A real computation you want to do in practice is always a good test :wink:

Failing that I guess you could run the official julia microbenchmarks.

2 Likes

I’ve realized of this performance differences when running a set of much more elaborated nested functions. Then is when I decided to test something simpler like the rand example.

I’ll try microbenchmarks. Thanks!

Oh right, that’s good to have some context. Then I’d suggest profiling the larger computation and pulling out the hot functions for individual attention. Perhaps this is what led you to rand() in the first place? In that case it’s time to investigate why rand is slow, which might very well be the DSFMT compile options, or something weird with memory access.

It’s worth noting that the supposedly weird numbers 130_000 and 131_000 are actually arrays of size straddling the 2^20 boundary (1MiB). Though your HP has 3MiB L3 cache and 512K L2 which suggests this isn’t processor related. In addition, bandwidth to main memory for the i5-6300U is supposedly a max of 31 GiB/s which should be ~ 30 μs for 1 MiB (is this symmetrical for read/write?).
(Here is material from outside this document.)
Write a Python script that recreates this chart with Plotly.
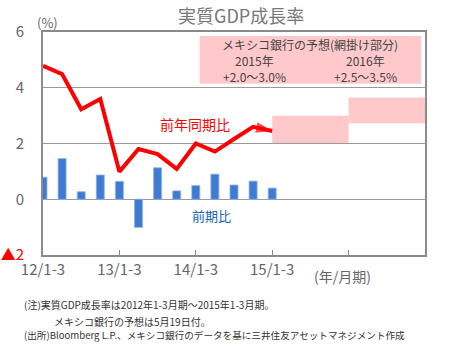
import plotly.graph_objects as go

# ---- data ----
quarters = ["12/1-3", "12/4-6", "12/7-9", "12/10-12",
            "13/1-3", "13/4-6", "13/7-9", "13/10-12",
            "14/1-3", "14/4-6", "14/7-9", "14/10-12",
            "15/1-3"]
qoq = [0.79, 1.46, 0.27, 0.87, 0.64, -1.01, 1.13, 0.30, 0.49, 0.90, 0.51, 0.65, 0.40]
yoy = [4.79, 4.49, 3.23, 3.60, 0.99, 1.80, 1.62, 1.09, 2.00, 1.71, 2.16, 2.60, 2.45]

forecast_start = [12, 16]
forecast_end = [16, 20]
forecast_low = [2.0, 2.73]
forecast_high = [3.0, 3.65]

x_tickvals = [0, 4, 8, 12, 16]
x_ticktext = ["12/1-3", "13/1-3", "14/1-3", "15/1-3", ""]
y_tickvals = [-2, 0, 2, 4, 6]
y_ticktext = ["<span style='color:#ff0000'>▲2</span>", "0", "2", "4", "6"]

notes = [
    "(注)実質GDP成長率は2012年1-3月期〜2015年1-3月期。",
    "　　　メキシコ銀行の予想は5月19日付。",
    "(出所)Bloomberg L.P.、メキシコ銀行のデータを基に三井住友アセットマネジメント作成",
]
note_sizes = [10, 10, 9.6]
note_shifts = [-49.5, -66.5, -79.5]

FONT = "Noto Sans CJK JP"
idx = list(range(len(quarters)))

fig = go.Figure()

fig.add_trace(go.Bar(
    x=idx, y=qoq, width=0.42,
    marker=dict(color="#3f7bd3", line=dict(color="#8fb3ea", width=0.8)),
    showlegend=False,
))

fig.add_trace(go.Scatter(
    x=idx, y=yoy, mode="lines+markers",
    line=dict(color="#ff0000", width=4),
    marker=dict(symbol="arrow", angleref="previous", color="#ff0000",
                size=[0] * (len(yoy) - 1) + [17], line=dict(width=0)),
    showlegend=False,
))

shapes = []
for x0, x1, lo, hi in zip(forecast_start, forecast_end, forecast_low, forecast_high):
    shapes.append(dict(type="rect", xref="x", yref="y", x0=x0, x1=x1, y0=lo, y1=hi,
                       fillcolor="#ffc9cc", line=dict(width=0), layer="below"))
# annotation box background
shapes.append(dict(type="rect", xref="x", yref="y", x0=8.2, x1=19.8, y0=4.14, y1=5.86,
                   fillcolor="#ffc9cc", line=dict(width=0), layer="below"))

def ann(text, x, y, size, color, xref="x", yref="y", **kw):
    d = dict(text=text, xref=xref, yref=yref, x=x, y=y, showarrow=False,
             xanchor="center", yanchor="middle",
             font=dict(size=size, color=color, family=FONT))
    d.update(kw)
    return d

annotations = [
    ann("実質GDP成長率", 0.518, 1.0, 18, "#777777", xref="paper", yref="paper", yshift=17),
    ann("(%)", 0.0, 1.0, 13, "#666666", xref="paper", yref="paper", xshift=4, yshift=10),
    ann("メキシコ銀行の予想(網掛け部分)", 14.0, 5.55, 12, "#444444"),
    ann("2015年", 11.05, 4.98, 12, "#444444"),
    ann("+2.0〜3.0%", 11.05, 4.40, 12, "#444444"),
    ann("2016年", 16.9, 4.98, 12, "#444444"),
    ann("+2.5〜3.5%", 16.9, 4.40, 12, "#444444"),
    ann("前年同期比", 7.95, 2.7, 14, "#ff0000"),
    ann("前期比", 8.8, -0.6, 13, "#1565c0"),
    ann("(年/月期)", 15.7, 0, 14, "#666666", yref="paper", yshift=-21),
]
for line, sz, ys in zip(notes, note_sizes, note_shifts):
    annotations.append(ann(line, 0, 0, sz, "#333333", xref="paper", yref="paper",
                           xanchor="left", xshift=-21, yshift=ys, align="left"))

fig.update_layout(
    width=460, height=361,
    margin=dict(l=43, r=35, t=32, b=105.5, autoexpand=False),
    paper_bgcolor="white", plot_bgcolor="white",
    font=dict(family=FONT, color="#666666"),
    shapes=shapes, annotations=annotations,
    bargap=0.5,
)
fig.update_xaxes(
    range=[0, 20], tickvals=x_tickvals, ticktext=x_ticktext, automargin=False,
    ticks="inside", ticklen=5, tickcolor="#888888", tickwidth=1,
    showgrid=False, zeroline=False,
    showline=True, linecolor="#8a8a8a", linewidth=2, mirror=True,
    tickfont=dict(size=15, color="#666666", family=FONT),
)
fig.update_yaxes(
    range=[-2, 6], tickvals=y_tickvals, ticktext=y_ticktext, automargin=False,
    ticks="", showgrid=True, gridcolor="#9a9a9a", gridwidth=1,
    zeroline=True, zerolinecolor="#9a9a9a", zerolinewidth=1,
    showline=True, linecolor="#8a8a8a", linewidth=2, mirror=True,
    ticklabelstandoff=14,
    tickfont=dict(size=15, color="#666666", family=FONT),
)

fig.write_html("out.html", config={"displayModeBar": False},
               post_script="document.body.style.margin='0';")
That suggests something really wrong is happening if it’s taking 300 μs just to allocate an array of zeros of size about 1 MiB, even forgetting about the cache.

If you want to keep digging into the weirdness with zeros I’d suggest you benchmark fill! separately from the allocation.

@btime fill!($(zeros(131_000)), 0.0);
2 Likes

It seems OS related. Running the script below in Julia 1.1 on the same system booted in Windows 10 and Ubuntu illustrates a performance cliff on Windows right around 1 MB, not present on Ubuntu.

Of interest is that I don’t see a performance cliff when measuring average times. Both the script below and @btime measures minimum time of many invocations.

using Plots

benchmark_op(n) = zeros(n * 1024)

sizes = []
times = []
for n = round.(Int, 1.1 .^(24:73))'
    t = minimum(1:1000 .|>_-> @elapsed benchmark_op(n))
    append!(sizes, n*sizeof(Float64))
    append!(times, t * 1e6)
end

plot(sizes, times; title="Elapsed time for zero(n)",
    xlabel="vector size (KiB)", ylabel="microseconds", legend=:none)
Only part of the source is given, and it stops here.